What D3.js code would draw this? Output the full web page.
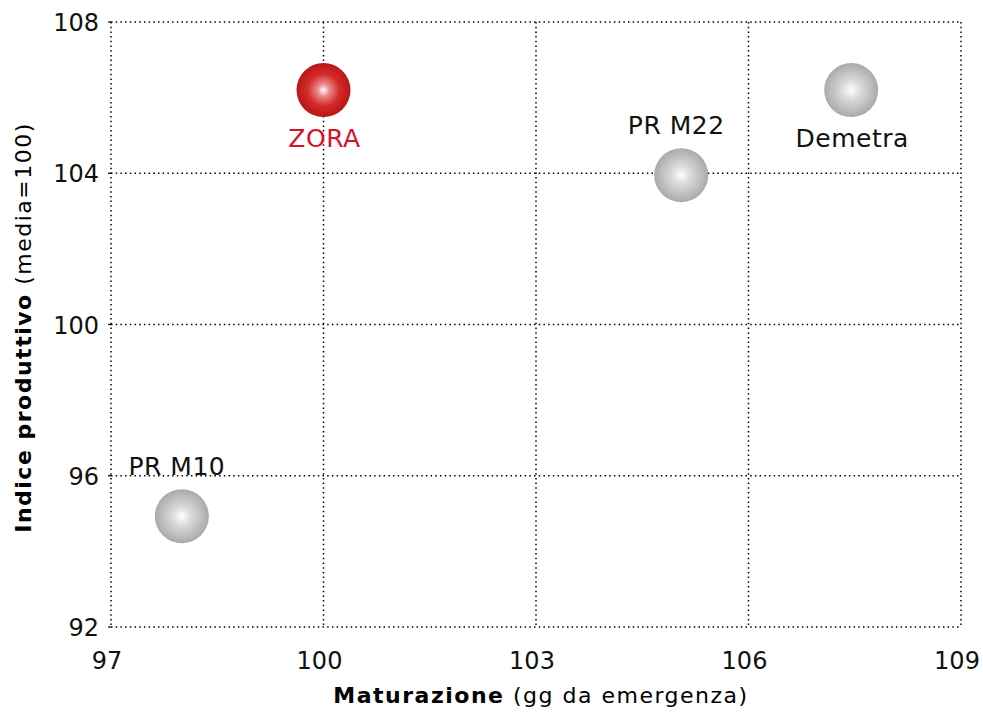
<!DOCTYPE html>
<html><head><meta charset="utf-8">
<script src="https://cdn.jsdelivr.net/npm/d3@7"></script>
<style>body{margin:0;background:#fff}svg{display:block}text{font-family:"DejaVu Sans",sans-serif}</style>
</head><body><svg id="c" width="983" height="713"></svg>
<script>
const names = ["ZORA", "PR M22", "Demetra", "PR M10"];
const maturazione = [100.0, 105.05, 107.45, 98.0];
const indice = [106.2, 103.95, 106.2, 94.93];
const highlight = [true, false, false, false];
const labelPos = ["below", "above", "below", "above"];
const xTicks = [97, 100, 103, 106, 109];
const yTicks = [92, 96, 100, 104, 108];

const svg = d3.select("#c");
const x = d3.scaleLinear().domain([97, 109]).range([111, 961]);
const y = d3.scaleLinear().domain([92, 108]).range([627, 22]);

const defs = svg.append("defs");
const gr = defs.append("radialGradient").attr("id","gRed").attr("cx","50%").attr("cy","50%").attr("r","50%");
gr.append("stop").attr("offset","0%").attr("stop-color","#ffffff");
gr.append("stop").attr("offset","22%").attr("stop-color","#ea8c8c");
gr.append("stop").attr("offset","60%").attr("stop-color","#d42a2a");
gr.append("stop").attr("offset","100%").attr("stop-color","#bb1515");
const gg = defs.append("radialGradient").attr("id","gGray").attr("cx","50%").attr("cy","50%").attr("r","50%");
gg.append("stop").attr("offset","0%").attr("stop-color","#ffffff");
gg.append("stop").attr("offset","35%").attr("stop-color","#dadada");
gg.append("stop").attr("offset","100%").attr("stop-color","#aaaaaa");

// grid
const grid = svg.append("g").attr("stroke","#000").attr("stroke-width",1.5).attr("stroke-dasharray","1.5,3.2");
grid.selectAll(".gx").data(xTicks).join("line")
  .attr("x1",d=>x(d)).attr("x2",d=>x(d)).attr("y1",y(108)).attr("y2",y(92));
grid.selectAll(".gy").data(yTicks).join("line")
  .attr("x1",x(97)).attr("x2",x(109)).attr("y1",d=>y(d)).attr("y2",d=>y(d));
svg.append("g").selectAll("line").data(yTicks).join("line")
  .attr("x1",x(97)-3).attr("x2",x(97)).attr("y1",d=>y(d)).attr("y2",d=>y(d)).attr("stroke","#000").attr("stroke-width",1.2);

// tick labels
svg.append("g").selectAll("text").data(yTicks).join("text")
  .attr("x",x(97)-12).attr("y",d=>y(d)+9).attr("text-anchor","end")
  .attr("font-size",24).attr("fill","#111").text(d=>d);
svg.append("g").selectAll("text").data(xTicks).join("text")
  .attr("x",d=>x(d)-4).attr("y",669).attr("text-anchor","middle")
  .attr("font-size",24).attr("fill","#111").text(d=>d);

// axis titles
const xt = svg.append("text").attr("x",x(103)+5).attr("y",703).attr("text-anchor","middle").attr("font-size",22).attr("letter-spacing",1.5).attr("fill","#000");
xt.append("tspan").attr("font-weight","bold").text("Maturazione");
xt.append("tspan").text(" (gg da emergenza)");
const yt = svg.append("text").attr("transform",`translate(31,${y(100)+3}) rotate(-90)`).attr("text-anchor","middle").attr("font-size",22).attr("letter-spacing",1.5).attr("fill","#000");
yt.append("tspan").attr("font-weight","bold").text("Indice produttivo");
yt.append("tspan").text(" (media=100)");

// bubbles
const data = names.map((n,i)=>({n, mx:maturazione[i], iy:indice[i], hl:highlight[i], pos:labelPos[i]}));
svg.append("g").selectAll("circle").data(data).join("circle")
  .attr("cx",d=>x(d.mx)).attr("cy",d=>y(d.iy)).attr("r",27)
  .attr("fill",d=>d.hl?"url(#gRed)":"url(#gGray)");
svg.append("g").selectAll("text").data(data).join("text")
  .attr("x",d=>x(d.mx)+(d.pos==="below"?1:-5)).attr("y",d=>y(d.iy)+(d.pos==="below"?57:-41))
  .attr("text-anchor","middle").attr("font-size",25).attr("letter-spacing",0.5)
  .attr("fill",d=>d.hl?"#d8102a":"#111").text(d=>d.n);
</script></body></html>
※ ※ ※
Only the lines from the start of the material through the line containing "const y = d3.scaleLinear().domain([92, 108]).range([627, 22]);" should be transcribed. Pictures stay out.

What D3.js code would draw this? Output the full web page.
<!DOCTYPE html>
<html><head><meta charset="utf-8">
<script src="https://cdn.jsdelivr.net/npm/d3@7"></script>
<style>body{margin:0;background:#fff}svg{display:block}text{font-family:"DejaVu Sans",sans-serif}</style>
</head><body><svg id="c" width="983" height="713"></svg>
<script>
const names = ["ZORA", "PR M22", "Demetra", "PR M10"];
const maturazione = [100.0, 105.05, 107.45, 98.0];
const indice = [106.2, 103.95, 106.2, 94.93];
const highlight = [true, false, false, false];
const labelPos = ["below", "above", "below", "above"];
const xTicks = [97, 100, 103, 106, 109];
const yTicks = [92, 96, 100, 104, 108];

const svg = d3.select("#c");
const x = d3.scaleLinear().domain([97, 109]).range([111, 961]);
const y = d3.scaleLinear().domain([92, 108]).range([627, 22]);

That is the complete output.